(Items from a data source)
>> START

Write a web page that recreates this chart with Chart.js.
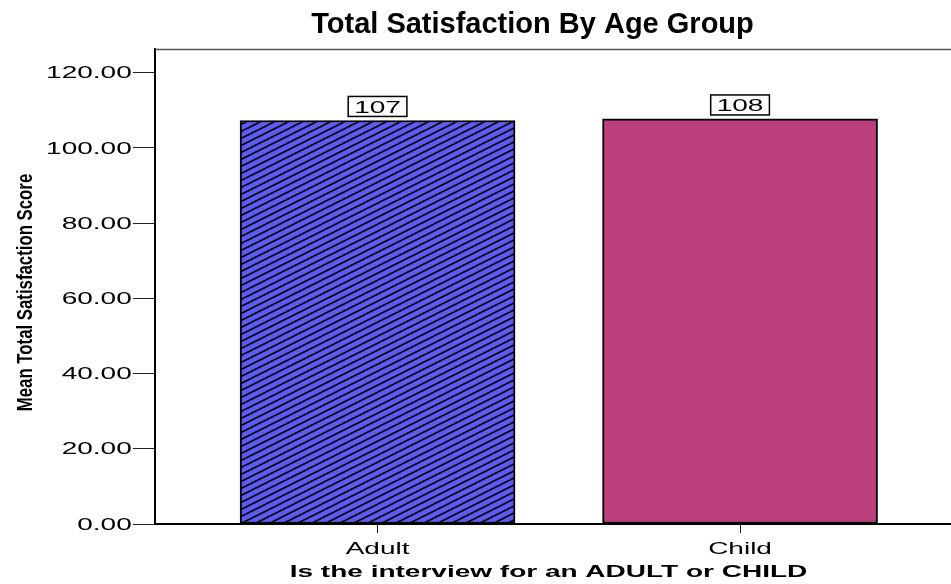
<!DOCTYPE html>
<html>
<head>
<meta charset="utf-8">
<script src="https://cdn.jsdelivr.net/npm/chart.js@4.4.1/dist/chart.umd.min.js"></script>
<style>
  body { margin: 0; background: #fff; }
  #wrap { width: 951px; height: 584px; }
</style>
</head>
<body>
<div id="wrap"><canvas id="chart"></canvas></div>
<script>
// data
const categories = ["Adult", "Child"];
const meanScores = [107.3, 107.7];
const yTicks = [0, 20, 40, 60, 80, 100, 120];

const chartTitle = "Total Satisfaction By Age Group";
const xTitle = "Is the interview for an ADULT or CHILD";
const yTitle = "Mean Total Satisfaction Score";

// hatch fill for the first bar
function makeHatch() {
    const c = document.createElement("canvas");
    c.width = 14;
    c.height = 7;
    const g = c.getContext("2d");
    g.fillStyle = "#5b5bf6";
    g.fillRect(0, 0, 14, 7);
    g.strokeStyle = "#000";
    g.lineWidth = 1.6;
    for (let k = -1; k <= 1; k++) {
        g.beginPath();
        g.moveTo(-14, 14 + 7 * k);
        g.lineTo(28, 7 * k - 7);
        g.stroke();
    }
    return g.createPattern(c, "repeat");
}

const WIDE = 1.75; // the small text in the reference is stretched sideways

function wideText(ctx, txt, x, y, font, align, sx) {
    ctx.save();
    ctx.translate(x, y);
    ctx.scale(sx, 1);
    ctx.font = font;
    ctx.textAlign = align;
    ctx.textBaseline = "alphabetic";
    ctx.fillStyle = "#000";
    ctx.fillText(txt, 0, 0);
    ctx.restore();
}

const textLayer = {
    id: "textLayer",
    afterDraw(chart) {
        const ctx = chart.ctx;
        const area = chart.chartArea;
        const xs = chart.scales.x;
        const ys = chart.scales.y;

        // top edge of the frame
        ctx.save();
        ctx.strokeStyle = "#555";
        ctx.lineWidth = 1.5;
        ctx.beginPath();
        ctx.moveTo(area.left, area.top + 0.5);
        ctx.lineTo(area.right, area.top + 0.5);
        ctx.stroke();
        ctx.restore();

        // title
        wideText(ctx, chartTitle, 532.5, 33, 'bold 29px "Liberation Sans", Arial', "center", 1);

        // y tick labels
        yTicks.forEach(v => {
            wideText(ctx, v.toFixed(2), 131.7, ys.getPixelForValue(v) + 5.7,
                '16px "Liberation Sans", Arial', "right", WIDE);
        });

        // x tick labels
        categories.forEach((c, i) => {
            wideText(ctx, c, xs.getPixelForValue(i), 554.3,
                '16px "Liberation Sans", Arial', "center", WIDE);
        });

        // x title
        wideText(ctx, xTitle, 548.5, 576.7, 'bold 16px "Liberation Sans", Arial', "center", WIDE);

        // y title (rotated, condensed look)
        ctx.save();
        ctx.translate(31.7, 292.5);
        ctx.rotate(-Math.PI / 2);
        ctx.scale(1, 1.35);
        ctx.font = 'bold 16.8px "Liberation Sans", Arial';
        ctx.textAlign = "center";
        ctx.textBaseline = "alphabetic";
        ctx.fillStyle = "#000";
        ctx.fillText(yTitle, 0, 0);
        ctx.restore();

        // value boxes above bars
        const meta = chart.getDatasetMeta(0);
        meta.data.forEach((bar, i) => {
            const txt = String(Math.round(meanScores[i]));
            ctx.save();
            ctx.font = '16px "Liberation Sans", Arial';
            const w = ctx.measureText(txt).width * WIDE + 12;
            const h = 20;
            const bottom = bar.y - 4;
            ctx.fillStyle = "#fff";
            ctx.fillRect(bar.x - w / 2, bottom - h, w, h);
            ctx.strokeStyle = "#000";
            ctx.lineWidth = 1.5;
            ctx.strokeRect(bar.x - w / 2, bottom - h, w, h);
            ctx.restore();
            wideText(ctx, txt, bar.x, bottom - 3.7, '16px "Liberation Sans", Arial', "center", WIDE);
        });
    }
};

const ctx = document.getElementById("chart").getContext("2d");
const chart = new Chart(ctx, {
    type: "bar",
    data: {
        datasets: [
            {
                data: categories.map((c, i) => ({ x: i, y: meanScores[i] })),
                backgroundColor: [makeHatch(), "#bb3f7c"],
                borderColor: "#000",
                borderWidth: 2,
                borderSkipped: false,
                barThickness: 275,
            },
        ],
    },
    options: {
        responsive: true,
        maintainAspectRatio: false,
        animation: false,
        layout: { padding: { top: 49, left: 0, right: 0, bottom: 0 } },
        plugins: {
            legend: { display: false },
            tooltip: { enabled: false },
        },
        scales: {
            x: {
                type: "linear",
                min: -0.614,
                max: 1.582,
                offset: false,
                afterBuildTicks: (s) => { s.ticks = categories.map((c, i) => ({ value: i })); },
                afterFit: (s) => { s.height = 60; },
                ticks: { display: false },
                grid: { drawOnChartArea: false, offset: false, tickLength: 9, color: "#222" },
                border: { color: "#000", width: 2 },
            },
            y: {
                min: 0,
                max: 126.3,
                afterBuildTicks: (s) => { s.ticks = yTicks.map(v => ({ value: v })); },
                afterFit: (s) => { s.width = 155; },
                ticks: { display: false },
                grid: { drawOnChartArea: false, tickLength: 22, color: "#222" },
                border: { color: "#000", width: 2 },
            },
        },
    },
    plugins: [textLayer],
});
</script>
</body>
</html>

>> END
>> START

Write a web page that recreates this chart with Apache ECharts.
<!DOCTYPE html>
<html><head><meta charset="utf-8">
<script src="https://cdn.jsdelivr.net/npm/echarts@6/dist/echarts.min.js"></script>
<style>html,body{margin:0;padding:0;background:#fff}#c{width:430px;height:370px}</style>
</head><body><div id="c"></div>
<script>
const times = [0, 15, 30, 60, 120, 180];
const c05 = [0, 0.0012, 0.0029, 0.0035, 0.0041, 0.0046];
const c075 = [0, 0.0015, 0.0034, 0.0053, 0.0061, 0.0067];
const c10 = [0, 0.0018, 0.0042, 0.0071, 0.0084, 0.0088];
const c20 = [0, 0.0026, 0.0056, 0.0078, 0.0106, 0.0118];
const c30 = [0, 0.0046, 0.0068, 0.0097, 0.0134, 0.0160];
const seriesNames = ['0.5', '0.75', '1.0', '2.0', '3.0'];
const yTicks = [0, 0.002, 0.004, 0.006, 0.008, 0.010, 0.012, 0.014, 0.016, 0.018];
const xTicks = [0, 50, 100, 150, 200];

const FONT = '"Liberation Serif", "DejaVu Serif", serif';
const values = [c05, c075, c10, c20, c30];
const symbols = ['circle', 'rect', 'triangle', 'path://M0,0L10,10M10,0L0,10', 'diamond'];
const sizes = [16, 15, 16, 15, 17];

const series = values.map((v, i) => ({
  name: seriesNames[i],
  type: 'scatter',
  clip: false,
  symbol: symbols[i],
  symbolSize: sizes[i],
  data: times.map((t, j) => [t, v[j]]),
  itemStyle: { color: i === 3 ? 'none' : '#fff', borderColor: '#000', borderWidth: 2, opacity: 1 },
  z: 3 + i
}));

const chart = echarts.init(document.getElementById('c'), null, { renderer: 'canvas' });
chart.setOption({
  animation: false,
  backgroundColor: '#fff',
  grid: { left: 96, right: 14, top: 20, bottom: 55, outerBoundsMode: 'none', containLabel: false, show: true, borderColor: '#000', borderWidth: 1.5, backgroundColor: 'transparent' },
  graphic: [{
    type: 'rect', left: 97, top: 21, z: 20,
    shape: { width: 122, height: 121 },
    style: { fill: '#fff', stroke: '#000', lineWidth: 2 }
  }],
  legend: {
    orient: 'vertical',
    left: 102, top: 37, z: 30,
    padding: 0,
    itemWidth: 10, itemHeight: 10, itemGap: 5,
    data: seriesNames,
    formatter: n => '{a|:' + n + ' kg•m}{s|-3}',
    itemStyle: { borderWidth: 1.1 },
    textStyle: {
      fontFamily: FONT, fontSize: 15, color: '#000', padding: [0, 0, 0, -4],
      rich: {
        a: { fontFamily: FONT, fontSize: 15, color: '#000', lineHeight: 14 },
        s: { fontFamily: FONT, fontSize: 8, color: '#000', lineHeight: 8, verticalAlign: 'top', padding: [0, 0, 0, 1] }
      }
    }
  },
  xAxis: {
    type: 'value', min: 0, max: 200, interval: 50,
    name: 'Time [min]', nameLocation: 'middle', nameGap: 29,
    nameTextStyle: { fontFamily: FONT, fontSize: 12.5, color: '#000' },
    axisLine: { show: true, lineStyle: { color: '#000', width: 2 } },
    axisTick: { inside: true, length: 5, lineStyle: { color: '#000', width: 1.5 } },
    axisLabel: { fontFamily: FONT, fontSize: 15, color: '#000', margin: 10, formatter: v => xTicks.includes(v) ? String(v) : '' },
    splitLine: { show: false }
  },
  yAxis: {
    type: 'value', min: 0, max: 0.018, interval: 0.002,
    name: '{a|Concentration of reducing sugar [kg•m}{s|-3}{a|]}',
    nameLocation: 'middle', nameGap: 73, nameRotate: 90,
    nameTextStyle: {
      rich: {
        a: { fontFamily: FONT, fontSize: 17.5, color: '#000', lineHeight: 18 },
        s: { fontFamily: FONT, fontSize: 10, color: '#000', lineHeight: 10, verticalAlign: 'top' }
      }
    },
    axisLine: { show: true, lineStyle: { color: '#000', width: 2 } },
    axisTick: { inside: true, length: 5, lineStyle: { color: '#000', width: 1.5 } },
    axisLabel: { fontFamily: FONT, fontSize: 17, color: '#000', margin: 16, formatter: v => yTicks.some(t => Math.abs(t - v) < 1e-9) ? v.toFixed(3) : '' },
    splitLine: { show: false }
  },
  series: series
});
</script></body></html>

>> END

-- THE TASK --
In the data above, find the line that contains "Write a web page that recreates this chart with Apache" and the line that contains "const xTicks = [0, 50, 100, 150, 200];". Repeat exactly those lines and every line between them, and only those.

-- RIGHT ANSWER --
Write a web page that recreates this chart with Apache ECharts.
<!DOCTYPE html>
<html><head><meta charset="utf-8">
<script src="https://cdn.jsdelivr.net/npm/echarts@6/dist/echarts.min.js"></script>
<style>html,body{margin:0;padding:0;background:#fff}#c{width:430px;height:370px}</style>
</head><body><div id="c"></div>
<script>
const times = [0, 15, 30, 60, 120, 180];
const c05 = [0, 0.0012, 0.0029, 0.0035, 0.0041, 0.0046];
const c075 = [0, 0.0015, 0.0034, 0.0053, 0.0061, 0.0067];
const c10 = [0, 0.0018, 0.0042, 0.0071, 0.0084, 0.0088];
const c20 = [0, 0.0026, 0.0056, 0.0078, 0.0106, 0.0118];
const c30 = [0, 0.0046, 0.0068, 0.0097, 0.0134, 0.0160];
const seriesNames = ['0.5', '0.75', '1.0', '2.0', '3.0'];
const yTicks = [0, 0.002, 0.004, 0.006, 0.008, 0.010, 0.012, 0.014, 0.016, 0.018];
const xTicks = [0, 50, 100, 150, 200];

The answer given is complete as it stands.